Sempre ragionando il termini economici il traffico delle gasiere inciderebbe negativamente su traffici portuali, perché prima o poi anche all’impianto di rigassificazione di Zaule andrebbero applicati i criteri della Internazional Maritime Organization (organizzazione dell’ONU) che sono stati recepiti come prescrizioni dalla Capitaneria di Chioggia relativamente all’offshore di Porto Viro e che prevede una zona di sicurezza di 2 chilometri di raggio attorno all’impianto, area in cui sono permanentemente vietati il transito, l’ancoraggio, lo stazionamento di navi in attesa…e qualsiasi altra attività.

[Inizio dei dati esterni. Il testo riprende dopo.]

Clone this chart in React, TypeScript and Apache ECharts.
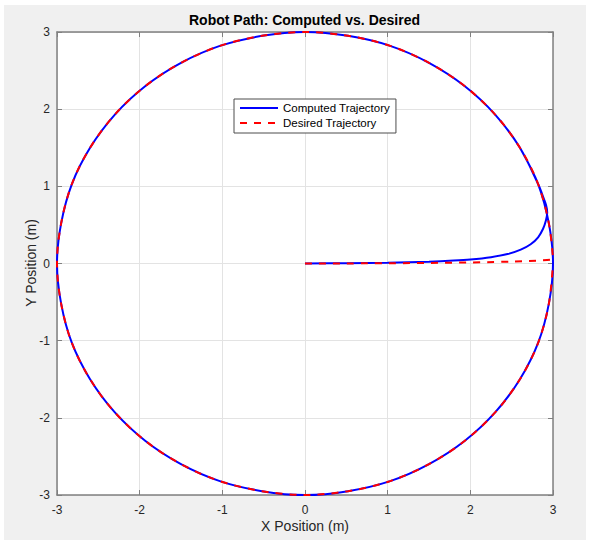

Allora il presidente Tondo s’informi, altrove gli impianti di rigassificazione fissi e stazionari sono un retaggio del passato. Se un piano energetico dovesse ritenere indispensabile l’importazione di GNL in una certa area marina l’unica soluzione ritenuta valida – e che in più non gode di incentivi – è ormai quella che prevede gasiere che hanno a bordo l’impianto di rigassificazione (impianto che occupa una parte moto limitata sulla tolda della nave) che può funzionare sia a circuito aperto (acqua marina) sia a circuito chiuso con scambiatori di calore che utilizzano il gas di boiloff dei serbatoi criogenici. Multinazionali come l’Excelerate Energy e la Höegh stanno cantierando in Korea gasiere da 260 mila ton, con una ben maggiore capacità di trasporto rispetto a quelle attuali, ma che proprio per le loro elevate dimensioni devono operare al largo. Le navi LNGRV o EBRV (navi che rigassificato il GNL o navi rigassificatrici con ponte energetico) sono dotate di un’apertura nella chiglia in cui viene inserita una boa (Submerged Turret Mooring) che normalmente staziona sul fondo marino, che riceve il gas dagli scambiatori di calore, dotata dei controlli necessari a gestire il flusso del gas in un gasdotto flessibile che fa parte del sistema di collegamento alla pipeline che trasporta il gas nella rete nazionale.